Skip every picture and transcribe the remaining material exactly.

========

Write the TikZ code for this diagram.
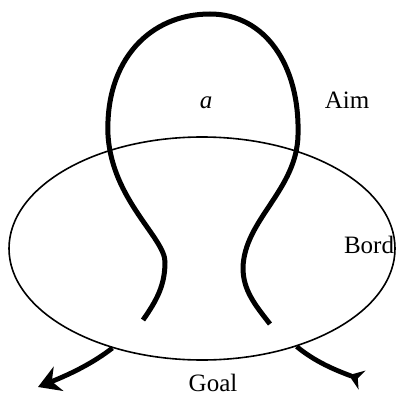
\documentclass[tikz,border=0pt]{standalone}
\usepackage{fontspec}
\setmainfont{Liberation Serif}
\usetikzlibrary{arrows.meta,shapes.geometric}

\begin{document}
\begin{tikzpicture}[
    x=1pt, y=-1pt,
    every node/.style={font=\fontsize{25}{30}\selectfont, inner sep=0pt},
    bordline/.style={draw, ellipse, line width=1.6pt, minimum width=386pt, minimum height=223pt},
    loopline/.style={line width=5pt},
    arr/.style={line width=4.8pt},
]
    \useasboundingbox (0,0) rectangle (399,396);

    \node[bordline] (bord) at (202,248.5) {};

    % the thick loop
    \draw[loopline] (143,320) .. controls (157,300) and (165,285) .. (165,262)
        .. controls (165,238) and (112,200) .. (108,135)
        .. controls (105,60) and (150,14) .. (210,14)
        .. controls (265,14) and (300,65) .. (298,135)
        .. controls (297,190) and (244,220) .. (243,268)
        .. controls (243,290) and (255,305) .. (270,324);

    \node[anchor=base, font=\fontsize{25}{30}\selectfont\itshape] (a) at (206,108) {a};
    \node[anchor=base] (aim) at (347,108) {Aim};
    \node[anchor=base] (bordlbl) at (369,253) {Bord};
    \node[anchor=base] (goal) at (213,391) {Goal};

    \coordinate (goalL) at (38,387);
    \coordinate (goalR) at (362,380);
    \draw[arr, -{Stealth[length=22pt, width=26pt]}] (bord.228) .. controls +(-18,14) and +(35,-14) .. (goalL);
    \draw[arr, -{Stealth[reversed, length=14pt, width=20pt]}] (bord.314) .. controls +(18,15) and +(-27,-10) .. (goalR);
\end{tikzpicture}
\end{document}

========

→ **Task output**
Write the TikZ code for this diagram.
\documentclass[tikz,border=0pt]{standalone}
\usepackage{fontspec}
\setmainfont{Liberation Serif}
\usetikzlibrary{arrows.meta,shapes.geometric}

\begin{document}
\begin{tikzpicture}[
    x=1pt, y=-1pt,
    every node/.style={font=\fontsize{25}{30}\selectfont, inner sep=0pt},
    bordline/.style={draw, ellipse, line width=1.6pt, minimum width=386pt, minimum height=223pt},
    loopline/.style={line width=5pt},
    arr/.style={line width=4.8pt},
]
    \useasboundingbox (0,0) rectangle (399,396);

    \node[bordline] (bord) at (202,248.5) {};

    % the thick loop
    \draw[loopline] (143,320) .. controls (157,300) and (165,285) .. (165,262)
        .. controls (165,238) and (112,200) .. (108,135)
        .. controls (105,60) and (150,14) .. (210,14)
        .. controls (265,14) and (300,65) .. (298,135)
        .. controls (297,190) and (244,220) .. (243,268)
        .. controls (243,290) and (255,305) .. (270,324);

    \node[anchor=base, font=\fontsize{25}{30}\selectfont\itshape] (a) at (206,108) {a};
    \node[anchor=base] (aim) at (347,108) {Aim};
    \node[anchor=base] (bordlbl) at (369,253) {Bord};
    \node[anchor=base] (goal) at (213,391) {Goal};

    \coordinate (goalL) at (38,387);
    \coordinate (goalR) at (362,380);
    \draw[arr, -{Stealth[length=22pt, width=26pt]}] (bord.228) .. controls +(-18,14) and +(35,-14) .. (goalL);
    \draw[arr, -{Stealth[reversed, length=14pt, width=20pt]}] (bord.314) .. controls +(18,15) and +(-27,-10) .. (goalR);
\end{tikzpicture}
\end{document}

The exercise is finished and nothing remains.